Start of SUPPLIED MATERIAL

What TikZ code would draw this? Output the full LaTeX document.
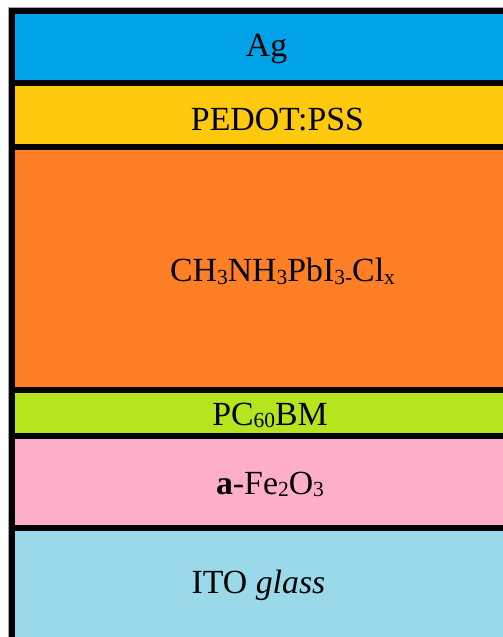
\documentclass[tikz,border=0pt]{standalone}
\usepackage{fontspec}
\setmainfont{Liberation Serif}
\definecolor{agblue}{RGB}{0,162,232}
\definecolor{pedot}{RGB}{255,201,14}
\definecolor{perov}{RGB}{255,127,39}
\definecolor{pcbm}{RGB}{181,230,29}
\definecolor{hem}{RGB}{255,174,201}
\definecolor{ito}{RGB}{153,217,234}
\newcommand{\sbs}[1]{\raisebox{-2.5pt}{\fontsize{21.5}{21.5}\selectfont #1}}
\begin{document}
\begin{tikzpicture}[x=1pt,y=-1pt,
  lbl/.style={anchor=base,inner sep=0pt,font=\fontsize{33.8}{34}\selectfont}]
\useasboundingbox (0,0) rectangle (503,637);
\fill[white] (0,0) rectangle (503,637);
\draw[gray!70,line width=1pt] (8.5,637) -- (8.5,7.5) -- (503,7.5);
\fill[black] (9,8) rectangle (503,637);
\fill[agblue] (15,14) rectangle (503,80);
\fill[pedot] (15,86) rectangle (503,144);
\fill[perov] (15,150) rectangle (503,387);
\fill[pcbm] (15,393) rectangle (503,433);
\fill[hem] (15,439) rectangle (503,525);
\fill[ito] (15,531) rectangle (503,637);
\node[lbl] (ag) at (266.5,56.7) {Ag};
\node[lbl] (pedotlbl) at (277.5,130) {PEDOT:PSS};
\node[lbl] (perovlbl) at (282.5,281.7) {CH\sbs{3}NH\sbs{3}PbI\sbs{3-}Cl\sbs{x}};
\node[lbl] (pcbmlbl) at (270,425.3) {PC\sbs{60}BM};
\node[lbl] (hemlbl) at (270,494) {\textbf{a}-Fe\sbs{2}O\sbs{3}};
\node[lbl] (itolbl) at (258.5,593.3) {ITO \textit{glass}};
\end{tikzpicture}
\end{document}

End of SUPPLIED MATERIAL
Start of SUPPLIED MATERIAL

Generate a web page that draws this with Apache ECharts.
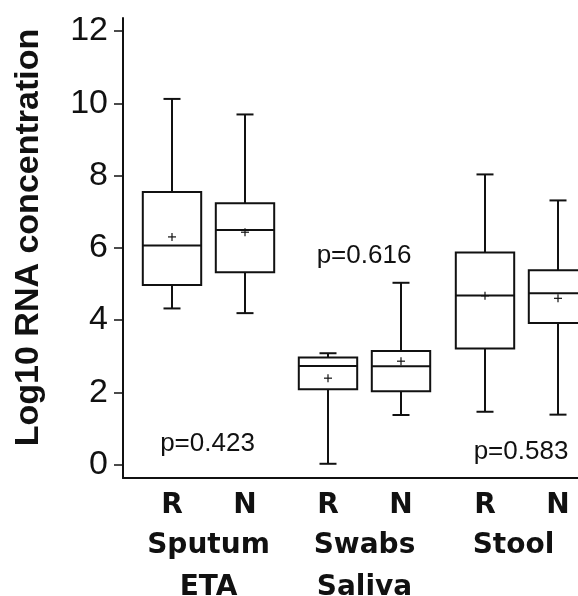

End of SUPPLIED MATERIAL

▶ **TASK PROMPT**
Filter the records for lines holding the string "this". Copy each one.

▶ **PROBLEM SOLUTION**
What TikZ code would draw this? Output the full LaTeX document.
Generate a web page that draws this with Apache ECharts.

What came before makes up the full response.